## [Task to carry out]
Everything from the first line of the data through the line with "(-278,-239) rectangle (289,227);" is to be echoed exactly, minus the pictures.

## [Data shown]

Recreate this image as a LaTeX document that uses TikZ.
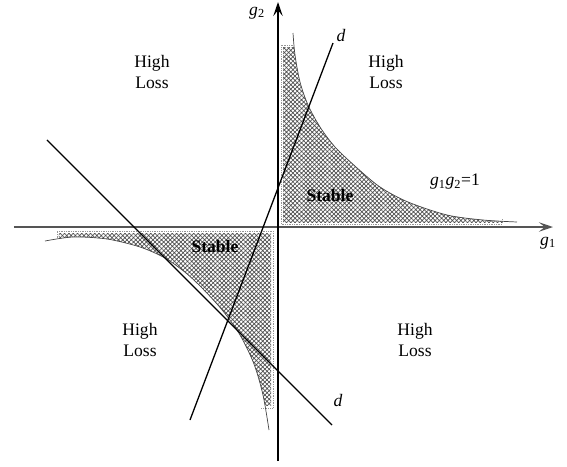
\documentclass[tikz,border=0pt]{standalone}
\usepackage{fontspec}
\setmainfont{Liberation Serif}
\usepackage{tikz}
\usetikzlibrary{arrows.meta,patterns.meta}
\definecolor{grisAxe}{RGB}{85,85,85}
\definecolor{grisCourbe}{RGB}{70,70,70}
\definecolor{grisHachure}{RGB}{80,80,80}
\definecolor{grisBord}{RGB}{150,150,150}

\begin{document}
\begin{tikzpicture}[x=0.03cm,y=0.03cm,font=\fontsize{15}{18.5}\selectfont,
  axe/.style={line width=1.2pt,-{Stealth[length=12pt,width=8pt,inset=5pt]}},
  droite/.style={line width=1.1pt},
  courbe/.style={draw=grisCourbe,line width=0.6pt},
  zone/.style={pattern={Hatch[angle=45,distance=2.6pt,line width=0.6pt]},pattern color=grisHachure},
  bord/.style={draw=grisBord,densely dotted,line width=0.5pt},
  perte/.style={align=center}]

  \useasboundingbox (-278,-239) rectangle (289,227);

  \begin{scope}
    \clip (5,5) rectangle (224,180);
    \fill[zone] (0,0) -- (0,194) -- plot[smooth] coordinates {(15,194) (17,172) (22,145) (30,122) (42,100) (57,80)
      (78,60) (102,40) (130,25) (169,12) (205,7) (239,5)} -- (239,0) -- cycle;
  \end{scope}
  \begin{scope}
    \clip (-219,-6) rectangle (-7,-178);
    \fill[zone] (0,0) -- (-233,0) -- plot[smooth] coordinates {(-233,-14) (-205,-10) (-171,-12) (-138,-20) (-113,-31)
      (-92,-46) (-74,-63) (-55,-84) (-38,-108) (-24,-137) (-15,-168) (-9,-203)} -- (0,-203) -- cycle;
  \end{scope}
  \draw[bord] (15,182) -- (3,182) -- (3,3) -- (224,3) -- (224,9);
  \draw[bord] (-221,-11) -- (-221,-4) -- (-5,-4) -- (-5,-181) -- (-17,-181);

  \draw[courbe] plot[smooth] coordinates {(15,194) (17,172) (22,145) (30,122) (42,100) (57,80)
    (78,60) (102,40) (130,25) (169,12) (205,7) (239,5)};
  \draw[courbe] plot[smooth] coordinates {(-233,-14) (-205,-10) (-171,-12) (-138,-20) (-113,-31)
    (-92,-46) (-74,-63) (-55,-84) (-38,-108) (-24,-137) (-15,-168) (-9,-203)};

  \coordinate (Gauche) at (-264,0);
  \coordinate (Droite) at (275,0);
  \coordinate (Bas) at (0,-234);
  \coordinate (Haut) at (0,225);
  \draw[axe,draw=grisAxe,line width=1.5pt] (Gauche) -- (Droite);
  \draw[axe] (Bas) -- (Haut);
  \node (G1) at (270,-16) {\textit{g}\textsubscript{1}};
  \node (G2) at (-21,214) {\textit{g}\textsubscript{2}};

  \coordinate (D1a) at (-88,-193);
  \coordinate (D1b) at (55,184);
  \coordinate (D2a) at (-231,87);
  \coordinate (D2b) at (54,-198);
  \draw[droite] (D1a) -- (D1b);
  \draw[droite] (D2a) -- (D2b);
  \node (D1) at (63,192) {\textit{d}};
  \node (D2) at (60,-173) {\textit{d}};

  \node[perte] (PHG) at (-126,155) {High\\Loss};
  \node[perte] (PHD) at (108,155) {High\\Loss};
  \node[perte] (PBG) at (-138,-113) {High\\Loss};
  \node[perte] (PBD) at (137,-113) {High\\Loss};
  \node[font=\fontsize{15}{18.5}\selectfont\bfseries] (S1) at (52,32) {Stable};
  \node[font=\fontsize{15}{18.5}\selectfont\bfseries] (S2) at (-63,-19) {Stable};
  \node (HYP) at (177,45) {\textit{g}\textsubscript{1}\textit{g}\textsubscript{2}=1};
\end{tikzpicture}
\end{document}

## [Solution to this task]
Recreate this image as a LaTeX document that uses TikZ.
\documentclass[tikz,border=0pt]{standalone}
\usepackage{fontspec}
\setmainfont{Liberation Serif}
\usepackage{tikz}
\usetikzlibrary{arrows.meta,patterns.meta}
\definecolor{grisAxe}{RGB}{85,85,85}
\definecolor{grisCourbe}{RGB}{70,70,70}
\definecolor{grisHachure}{RGB}{80,80,80}
\definecolor{grisBord}{RGB}{150,150,150}

\begin{document}
\begin{tikzpicture}[x=0.03cm,y=0.03cm,font=\fontsize{15}{18.5}\selectfont,
  axe/.style={line width=1.2pt,-{Stealth[length=12pt,width=8pt,inset=5pt]}},
  droite/.style={line width=1.1pt},
  courbe/.style={draw=grisCourbe,line width=0.6pt},
  zone/.style={pattern={Hatch[angle=45,distance=2.6pt,line width=0.6pt]},pattern color=grisHachure},
  bord/.style={draw=grisBord,densely dotted,line width=0.5pt},
  perte/.style={align=center}]

  \useasboundingbox (-278,-239) rectangle (289,227);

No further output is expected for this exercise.